BRUSSELS - IOC president Jacques Rogge believes the cricket match-fixing scandal shows that illegal betting has become as big a blight on sports as doping.

Without taking any stand on the fixing allegations against three Pakistan cricketers, Rogge said Thursday the main problem for sports across the globe was illegal companies betting on incremental parts of a game.

"It is far more widespread than it really emerges. Yes, absolutely," he told a small group of reporters.

After doping has scarred sports for the last decades, "now we have a second threat of the same magnitude — illegal betting," he said.

British newspaper the News of the World alleged Sunday that two Pakistani players were paid to deliberately bowl no-balls in the opening day of the fourth Test against England at Lord's last week.

The captain has also been implicated.

Rogge says it's essential to increase co-operation with judicial authorities and Interpol, since phone tapping, house raids and luggage checks could be essential elements in investigations.

The IOC and sporting federations are working closely with legal betting companies to contain any fixing of matches or irregularities, but Rogge complained shadowy companies, mainly in Asia, still escape their grasp.

Since the major events are now thoroughly checked, illegal betting syndicates have moved further down the chain, to lower-division games or centring on tiny elements of a game that may not even affect the overall outcome. He said the issue of no-balls fitted the description.

"There are many (betting sites) in Asia that come up on the net, then disappear, that transform themselves. The identity of these websites who are not regulated by law is a very difficult one," Rogge said. "The website is unknown and the action on the match is very veiled. It could be a double fault in tennis, a no-ball in cricket, a first corner in football.

"I am afraid we are in the situation we were with doping before, where people knew there was some doping but could not quantify it. Today we can quantify doping. We need to quantify illegal betting."

The three Pakistan cricketers facing allegations of fixing insisted they were innocent Thursday, but withdrew from the rest of their team's tour of England. Their omission should allow Pakistan to play its two Twenty20 and five one-day international matches against England without objection from the England and Wales Cricket Board or International Cricket Council.

In other comments, Rogge said he was saddened to see the new anti-doping allegations surface against seven-time Tour de France winner Lance Armstrong and was convinced U.S. authorities would be extremely exhaustive in their probe.

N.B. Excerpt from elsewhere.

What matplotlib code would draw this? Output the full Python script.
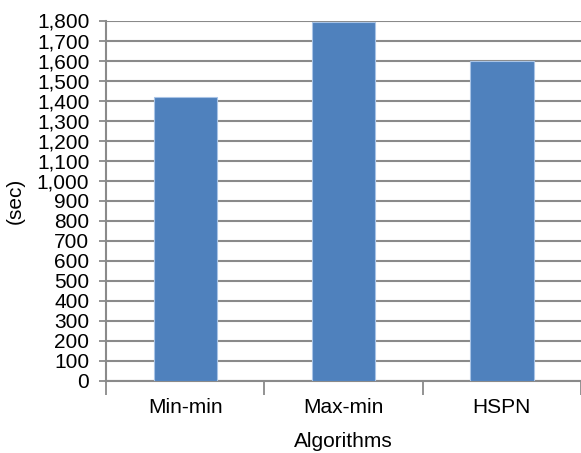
import numpy as np
import matplotlib.pyplot as plt

algorithms = ["Min-min", "Max-min", "HSPN"]
times = [1420, 1792, 1597]   # sec
yticks = np.arange(0, 1801, 100)

plt.rcParams['font.family'] = ['Liberation Sans', 'DejaVu Sans']
grey = "#8a8a8a"
fs = 15

fig = plt.figure(figsize=(5.81, 4.53), dpi=100)
ax = fig.add_axes([106/581, 72/453, 475/581, 360.5/453])

x = np.arange(len(algorithms))
ax.bar(x, times, width=0.4, color="#4f81bd", edgecolor="#a9c4e6",
       linewidth=0.8, zorder=3)

ax.set_xlim(-0.5, len(algorithms) - 0.5)
ax.set_ylim(0, 1800)
ax.set_yticks(yticks)
ax.set_yticklabels([f"{v:,}" for v in yticks])
ax.set_xticks(x)
ax.set_xticklabels(algorithms)
ax.set_xticks(np.arange(-0.5, len(algorithms)), minor=True)

ax.grid(axis="y", color=grey, linewidth=1.5, zorder=0)
ax.tick_params(axis="y", which="major", length=5, width=1.3, color=grey,
               labelsize=fs, pad=7)
ax.tick_params(axis="x", which="major", length=0, labelsize=fs, pad=12)
ax.tick_params(axis="x", which="minor", length=10, width=1.3, color=grey)

for side in ["top", "right"]:
    ax.spines[side].set_visible(False)
for side in ["left", "bottom"]:
    ax.spines[side].set_color(grey)
    ax.spines[side].set_linewidth(1.5)

ax.set_xlabel("Algorithms", fontsize=fs, labelpad=11)
ax.set_ylabel("(sec)", fontsize=fs, labelpad=9)

fig.savefig("out.png", dpi=100)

Jeff Novitzky, a Food and Drug Administration agent, and a federal prosecutor have been handling an inquiry into allegations of organized doping in professional cycling, including whether Armstrong and members of his United States Postal Service team may have been involved. The team won six of Armstrong's record seven Tour victories after beating cancer.

"You know how thorough the judicial authorities are in the United States. They will go the long way to find anything, if possible. But, will they find something? That is the question mark," Rogge said.

Armstrong became a more important figure in the probe this spring after disgraced cyclist Floyd Landis, who won the 2006 Tour but was stripped of his title for doping, dropped long-standing denials and admitted he used performance-enhancing drugs and accused Armstrong, among others, of doping.